> **Short exercise**:
Output the material word for word. Leave each picture out.

** Start of Provided material **

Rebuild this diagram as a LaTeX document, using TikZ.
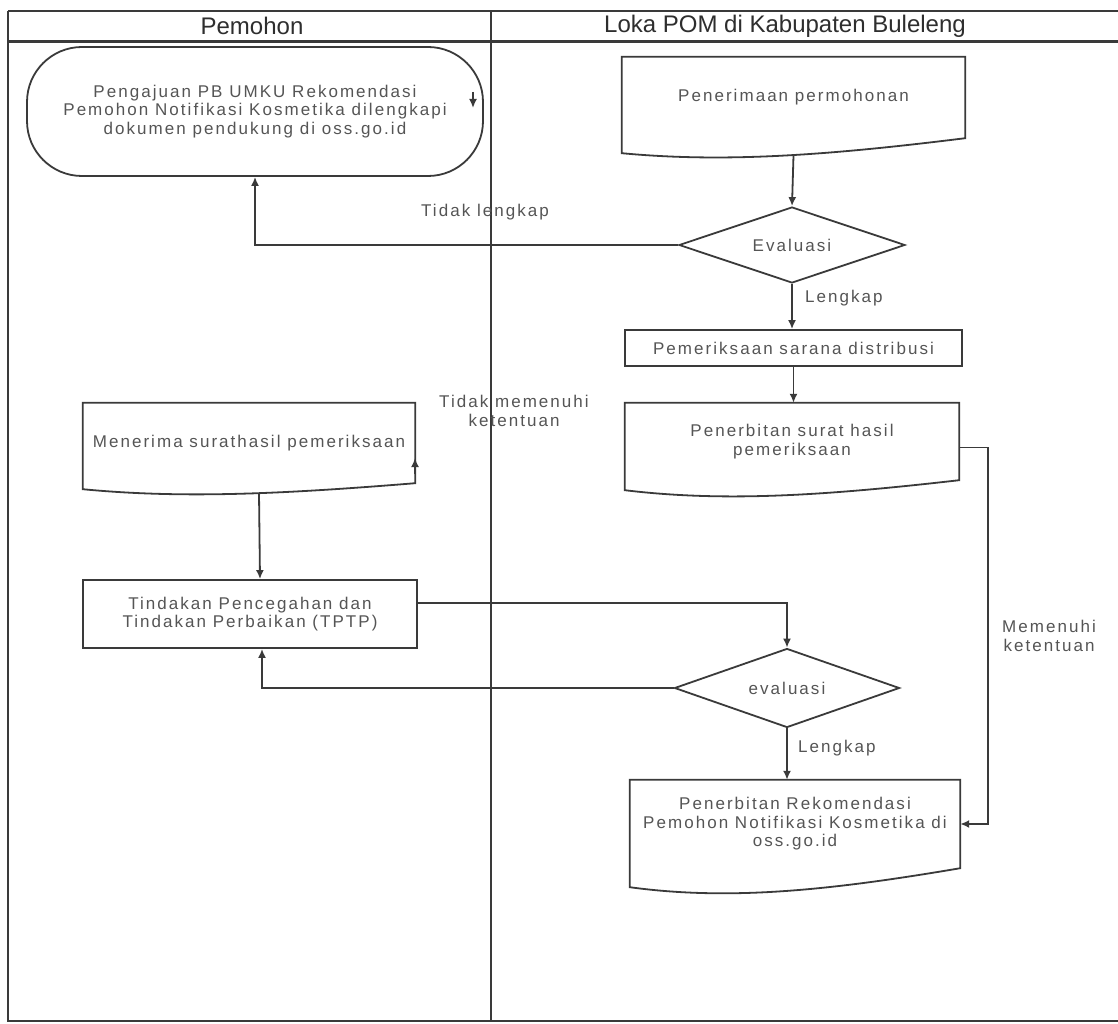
\documentclass[tikz,border=0pt]{standalone}
\usepackage{fontspec}
\setmainfont{Liberation Sans}
\newfontfamily\bodyf[LetterSpace=12]{Liberation Sans}
\usetikzlibrary{arrows.meta,shapes.geometric,calc}
\definecolor{ln}{HTML}{3A3A3A}
\definecolor{tx}{HTML}{555555}
\definecolor{hd}{HTML}{2E2E2E}
\newcommand{\docoutline}[3]{%
  \draw[shp] (#1.north west) -- (#1.north east) -- (#1.south east)
    .. controls ($(#1.south west)!0.6!(#1.south east)+(0pt,{-0.9*#3pt})$)
    and ($(#1.south west)!0.3!(#1.south east)+(0pt,{-1.3*#3pt})$)
    .. ($(#1.south west)+(0pt,{-#2pt})$) -- cycle;}
\begin{document}
\begin{tikzpicture}[x=1pt,y=-1pt,
  shp/.style={draw=ln,line width=1.8pt},
  frame/.style={draw=ln,line width=1.8pt},
  arr/.style={draw=ln,line width=1.8pt,-{Latex[length=9pt,width=8pt]}},
  lbl/.style={text=tx,font=\bodyf\fontsize{17}{18.5}\selectfont,align=center,inner sep=0pt},
  hdr/.style={text=hd,font=\fontsize{24}{26}\selectfont,inner sep=0pt}]
\useasboundingbox (0,0) rectangle (1118,1024);
\fill[white] (0,0) rectangle (1118,1024);
% swimlane frame
\draw[frame] (8,11) -- (1118,11);
\draw[draw=ln,line width=3pt] (8,42) -- (1118,42);
\draw[frame] (8,11) -- (8,1021) -- (1118,1021);
\draw[frame] (491,11) -- (491,1021);
\node[hdr] (h1) at (252,26) {Pemohon};
\node[hdr] (h2) at (785,26) {Loka POM di Kabupaten Buleleng};
% nodes
\node[lbl,shp,rounded corners=55pt,minimum width=456pt,minimum height=129pt] (term) at (255,111.5)
  {Pengajuan PB UMKU Rekomendasi\\Pemohon Notifikasi Kosmetika dilengkapi\\dokumen pendukung di oss.go.id};
\node[lbl,minimum width=343pt,minimum height=81pt] (pen) at (793.5,97.5) {Penerimaan permohonan};
\docoutline{pen}{15}{19}
\node[lbl,diamond,shp,aspect=2.97,minimum width=226pt,minimum height=76pt] (ev1) at (792,245) {Evaluasi};
\node[lbl,shp,minimum width=337pt,minimum height=36pt] (pem) at (793.5,348) {Pemeriksaan sarana distribusi};
\node[lbl,minimum width=334pt,minimum height=77pt] (pst) at (792,441.5) {Penerbitan surat hasil\\pemeriksaan};
\docoutline{pst}{10}{17}
\node[lbl,minimum width=332pt,minimum height=80pt] (men) at (249,443) {Menerima surathasil pemeriksaan};
\docoutline{men}{6}{12}
\node[lbl,shp,minimum width=334pt,minimum height=68pt] (tind) at (250,614)
  {Tindakan Pencegahan dan\\Tindakan Perbaikan (TPTP)};
\node[lbl,diamond,shp,aspect=2.85,minimum width=225pt,minimum height=79pt] (ev2) at (787,688) {evaluasi};
\node[lbl,minimum width=330pt,minimum height=88pt] (rek) at (795,824)
  {Penerbitan Rekomendasi\\Pemohon Notifikasi Kosmetika di\\oss.go.id};
\docoutline{rek}{19}{25}
% labels
\node[lbl] (l1) at (485,212) {Tidak lengkap};
\node[lbl,anchor=west] (l2) at (805,298) {Lengkap};
\node[lbl] (l3) at (514,411) {Tidak memenuhi\\ketentuan};
\node[lbl] (l4) at (1049,636) {Memenuhi\\ketentuan};
\node[lbl,anchor=west] (l5) at (798,748) {Lengkap};
% connectors
\draw[arr] ([yshift=-17pt]pen.south) -- (ev1.north);
\draw[arr] (ev1.west) -| (term.south);
\draw[arr] (ev1.south) -- (ev1.south |- pem.north);
\draw[arr] (pem.south) -- (pem.south |- pst.north);
\draw[arr] ([yshift=-6pt]pst.east) -- ++(29,0) |- (rek.east);
\draw[arr] ([xshift=10pt,yshift=-10pt]men.south) -- ([xshift=10pt]tind.north);
\draw[arr] ([yshift=11pt]tind.east) -| (ev2.north);
\draw[arr] (ev2.west) -| ([xshift=12pt]tind.south);
\draw[arr] (ev2.south) -- (ev2.south |- rek.north);
\coordinate (ta) at (473,92);
\draw[arr] (ta) -- ++(0,16);
\coordinate (tb) at (415,474);
\draw[arr] (tb) -- ++(0,-16);
\end{tikzpicture}
\end{document}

** End of Provided material **

> **Output below**:
Rebuild this diagram as a LaTeX document, using TikZ.
\documentclass[tikz,border=0pt]{standalone}
\usepackage{fontspec}
\setmainfont{Liberation Sans}
\newfontfamily\bodyf[LetterSpace=12]{Liberation Sans}
\usetikzlibrary{arrows.meta,shapes.geometric,calc}
\definecolor{ln}{HTML}{3A3A3A}
\definecolor{tx}{HTML}{555555}
\definecolor{hd}{HTML}{2E2E2E}
\newcommand{\docoutline}[3]{%
  \draw[shp] (#1.north west) -- (#1.north east) -- (#1.south east)
    .. controls ($(#1.south west)!0.6!(#1.south east)+(0pt,{-0.9*#3pt})$)
    and ($(#1.south west)!0.3!(#1.south east)+(0pt,{-1.3*#3pt})$)
    .. ($(#1.south west)+(0pt,{-#2pt})$) -- cycle;}
\begin{document}
\begin{tikzpicture}[x=1pt,y=-1pt,
  shp/.style={draw=ln,line width=1.8pt},
  frame/.style={draw=ln,line width=1.8pt},
  arr/.style={draw=ln,line width=1.8pt,-{Latex[length=9pt,width=8pt]}},
  lbl/.style={text=tx,font=\bodyf\fontsize{17}{18.5}\selectfont,align=center,inner sep=0pt},
  hdr/.style={text=hd,font=\fontsize{24}{26}\selectfont,inner sep=0pt}]
\useasboundingbox (0,0) rectangle (1118,1024);
\fill[white] (0,0) rectangle (1118,1024);
% swimlane frame
\draw[frame] (8,11) -- (1118,11);
\draw[draw=ln,line width=3pt] (8,42) -- (1118,42);
\draw[frame] (8,11) -- (8,1021) -- (1118,1021);
\draw[frame] (491,11) -- (491,1021);
\node[hdr] (h1) at (252,26) {Pemohon};
\node[hdr] (h2) at (785,26) {Loka POM di Kabupaten Buleleng};
% nodes
\node[lbl,shp,rounded corners=55pt,minimum width=456pt,minimum height=129pt] (term) at (255,111.5)
  {Pengajuan PB UMKU Rekomendasi\\Pemohon Notifikasi Kosmetika dilengkapi\\dokumen pendukung di oss.go.id};
\node[lbl,minimum width=343pt,minimum height=81pt] (pen) at (793.5,97.5) {Penerimaan permohonan};
\docoutline{pen}{15}{19}
\node[lbl,diamond,shp,aspect=2.97,minimum width=226pt,minimum height=76pt] (ev1) at (792,245) {Evaluasi};
\node[lbl,shp,minimum width=337pt,minimum height=36pt] (pem) at (793.5,348) {Pemeriksaan sarana distribusi};
\node[lbl,minimum width=334pt,minimum height=77pt] (pst) at (792,441.5) {Penerbitan surat hasil\\pemeriksaan};
\docoutline{pst}{10}{17}
\node[lbl,minimum width=332pt,minimum height=80pt] (men) at (249,443) {Menerima surathasil pemeriksaan};
\docoutline{men}{6}{12}
\node[lbl,shp,minimum width=334pt,minimum height=68pt] (tind) at (250,614)
  {Tindakan Pencegahan dan\\Tindakan Perbaikan (TPTP)};
\node[lbl,diamond,shp,aspect=2.85,minimum width=225pt,minimum height=79pt] (ev2) at (787,688) {evaluasi};
\node[lbl,minimum width=330pt,minimum height=88pt] (rek) at (795,824)
  {Penerbitan Rekomendasi\\Pemohon Notifikasi Kosmetika di\\oss.go.id};
\docoutline{rek}{19}{25}
% labels
\node[lbl] (l1) at (485,212) {Tidak lengkap};
\node[lbl,anchor=west] (l2) at (805,298) {Lengkap};
\node[lbl] (l3) at (514,411) {Tidak memenuhi\\ketentuan};
\node[lbl] (l4) at (1049,636) {Memenuhi\\ketentuan};
\node[lbl,anchor=west] (l5) at (798,748) {Lengkap};
% connectors
\draw[arr] ([yshift=-17pt]pen.south) -- (ev1.north);
\draw[arr] (ev1.west) -| (term.south);
\draw[arr] (ev1.south) -- (ev1.south |- pem.north);
\draw[arr] (pem.south) -- (pem.south |- pst.north);
\draw[arr] ([yshift=-6pt]pst.east) -- ++(29,0) |- (rek.east);
\draw[arr] ([xshift=10pt,yshift=-10pt]men.south) -- ([xshift=10pt]tind.north);
\draw[arr] ([yshift=11pt]tind.east) -| (ev2.north);
\draw[arr] (ev2.west) -| ([xshift=12pt]tind.south);
\draw[arr] (ev2.south) -- (ev2.south |- rek.north);
\coordinate (ta) at (473,92);
\draw[arr] (ta) -- ++(0,16);
\coordinate (tb) at (415,474);
\draw[arr] (tb) -- ++(0,-16);
\end{tikzpicture}
\end{document}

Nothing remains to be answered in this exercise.